RRSP excess contributions are contributions made to your registered retirement savings plan that exceed your annual contribution limit by more than $2,000. The Canada Revenue Agency charges a penalty on excess contributions, and you cannot deduct them from your taxable income.

Understanding RRSP Contribution Limits

Essentially, your RRSP contribution limit is the lesser of 18 percent of your earned income or the annual contribution maximum set by the CRA. The maximum contribution limit earned is set each year ($26,500 in 2019), but if you have unused allowances from previous years, your annual contribution may exceed that amount.

For example, if you were eligible to contribute money to your RRSP during previous years but did not do so, the unused allowances from previous years are added to your current year’s limit. If your earned income changes, your contribution limit also changes.

Money contributed to pooled registered pension plans or simplified pension plans also count toward your RRSP contribution limit, but transfers between pension plans do not count against your limit.

Determining Your RRSP Deduction Limit

  • If you are a CRA My Account holder, you can easily access your RRSP contribution via the online portal. You may also view past contributions and limits as well as receipts for your past year’s contributions.
  • If you are not a CRA My Account holder, refer to your latest Notice of Assessment. You can find your RRSP contribution limit on line A of that notice. If your limit changes, the CRA sends you a T1028 form that shows your new limit.
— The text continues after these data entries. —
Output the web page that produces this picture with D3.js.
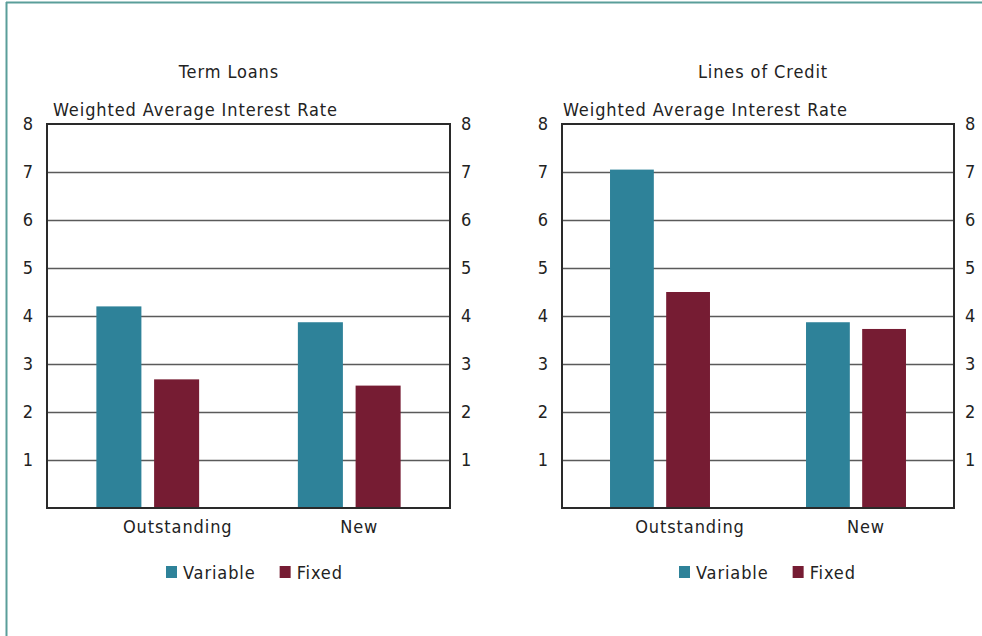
<!DOCTYPE html>
<html><head><meta charset="utf-8">
<script src="https://cdn.jsdelivr.net/npm/d3@7"></script>
<style>
html,body{margin:0;padding:0;background:#fff;}
text{font-family:"DejaVu Sans Condensed","DejaVu Sans",sans-serif;fill:#222;letter-spacing:0.9px;}
</style></head>
<body>
<svg id="c" width="982" height="636"></svg>
<script>
const categories = ["Outstanding", "New"];
const seriesNames = ["Variable", "Fixed"];
const termLoansVariable = [4.2, 3.87];
const termLoansFixed = [2.68, 2.55];
const creditVariable = [7.05, 3.87];
const creditFixed = [4.5, 3.73];
const yTicks = [1, 2, 3, 4, 5, 6, 7, 8];
const titles = ["Term Loans", "Lines of Credit"];
const yLabel = "Weighted Average Interest Rate";

const colors = {Variable: "#2e8299", Fixed: "#761c33"};
const svg = d3.select("#c");
const FS = 18;

// frame
svg.append("line").attr("x1", 6.5).attr("x2", 6.5).attr("y1", 2).attr("y2", 636).attr("stroke", "#5a9e9a").attr("stroke-width", 2);
svg.append("line").attr("x1", 6).attr("x2", 982).attr("y1", 2.5).attr("y2", 2.5).attr("stroke", "#5a9e9a").attr("stroke-width", 2);

const panels = [
  {title: titles[0], vals: [termLoansVariable, termLoansFixed], x0: 47, x1: 450, titleX: 229, subX: 53, legX: 166},
  {title: titles[1], vals: [creditVariable, creditFixed], x0: 562, x1: 954, titleX: 763, subX: 563, legX: 679}
];
const labelShift = {Outstanding: 30, New: 10};
const yTop = 124, yBot = 508;

panels.forEach(p => {
  const g = svg.append("g");
  const y = d3.scaleLinear().domain([0, 8]).range([yBot, yTop]);
  const x = d3.scaleBand().domain(categories).range([p.x0, p.x1]).padding(0);
  const bw = x.bandwidth();
  const xs = d3.scaleBand().domain(seriesNames).range([0, bw * 0.51]).paddingInner(0.22);
  const groupOff = (bw - bw * 0.51) / 2;

  // gridlines
  g.selectAll(".grid").data(yTicks.filter(d => d < 8)).join("line")
    .attr("x1", p.x0).attr("x2", p.x1)
    .attr("y1", d => Math.round(y(d)) + 0.5).attr("y2", d => Math.round(y(d)) + 0.5)
    .attr("stroke", "#5a5a5a").attr("stroke-width", 1.6);

  // bars
  seriesNames.forEach((s, si) => {
    g.selectAll(".bar" + si).data(categories).join("rect")
      .attr("x", c => x(c) + groupOff + xs(s))
      .attr("width", xs.bandwidth())
      .attr("y", (c, i) => y(p.vals[si][i]))
      .attr("height", (c, i) => yBot - y(p.vals[si][i]))
      .attr("fill", colors[s]);
  });

  // box
  g.append("rect").attr("x", p.x0).attr("y", yTop).attr("width", p.x1 - p.x0).attr("height", yBot - yTop)
    .attr("fill", "none").attr("stroke", "#2a2a2a").attr("stroke-width", 2);

  // axes labels
  const la = d3.axisLeft(y).tickValues(yTicks).tickSize(0).tickPadding(13);
  const ra = d3.axisRight(y).tickValues(yTicks).tickSize(0).tickPadding(11);
  const gl = g.append("g").attr("transform", `translate(${p.x0},0)`).call(la);
  const gr = g.append("g").attr("transform", `translate(${p.x1},0)`).call(ra);
  [gl, gr].forEach(a => {
    a.select(".domain").remove();
    a.selectAll("text").attr("font-size", FS).attr("fill", "#222")
      .attr("font-family", "DejaVu Sans Condensed, DejaVu Sans, sans-serif");
  });

  // category labels
  g.selectAll(".cat").data(categories).join("text")
    .attr("x", c => x(c) + bw / 2 + labelShift[c])
    .attr("y", 533).attr("text-anchor", "middle").attr("font-size", FS).text(c => c);

  // title & subtitle
  g.append("text").attr("x", p.titleX).attr("y", 78).attr("text-anchor", "middle").attr("font-size", FS).text(p.title);
  g.append("text").attr("x", p.subX).attr("y", 116).attr("font-size", FS).text(yLabel);

  // legend
  const lg = g.append("g").attr("transform", `translate(${p.legX},0)`);
  let lx = 0;
  seriesNames.forEach(s => {
    lg.append("rect").attr("x", lx).attr("y", 566).attr("width", 11).attr("height", 12).attr("fill", colors[s]);
    const t = lg.append("text").attr("x", lx + 17).attr("y", 579).attr("font-size", FS).text(s);
    lx += 17 + t.node().getComputedTextLength() + 24;
  });
});
</script>
</body></html>
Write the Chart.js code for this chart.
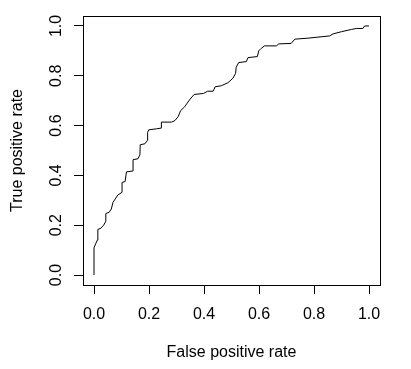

Penalties for Excess Contributions

Contributions to an RRSP are not subject to income tax. If you over-contribute $2,000 or less to your RRSP, you cannot deduct those excess contributions from your taxable income, but you are not charged a penalty on those contributions either. Excess contributions over the $2,000 mark, however, are charged a penalty.

The penalty is the equivalent of a 1 percent tax per month on excess contributions. If you file your taxes late, the penalty increases.

Penalties for Late Tax Payments

Excess RRSP contributions must be reported 90 days after the last day of the tax year when you over-contributed. Returns filed after that deadline are subjected to an additional penalty equal to 5 percent of the taxes you owe plus an extra 1 percent surcharge for every month. After a year, daily compound interest is added to late payments.

If you admit that you forgot to file your taxes and you file them late under the voluntary disclosure program, you can avoid the penalties. Instead, you just pay the extra tax you owe.

Avoiding Penalty for RRSP Excess Contributions

If you do not want to pay a penalty for excess RRSP contributions, contact the CRA and explain why you over-contributed to your RRSP. If you can prove that the excess contributions were the result of a reasonable error and that you are taking steps to rectify the situation, you may not be assessed the penalty.

For example, if you made excess contributions, you can avoid the penalty by withdrawing your excess contributions from your RRSP. Send a letter to the CRA explaining the mistake along with a form showing the date when you removed the excess funds, and remember to declare the withdrawn funds as income.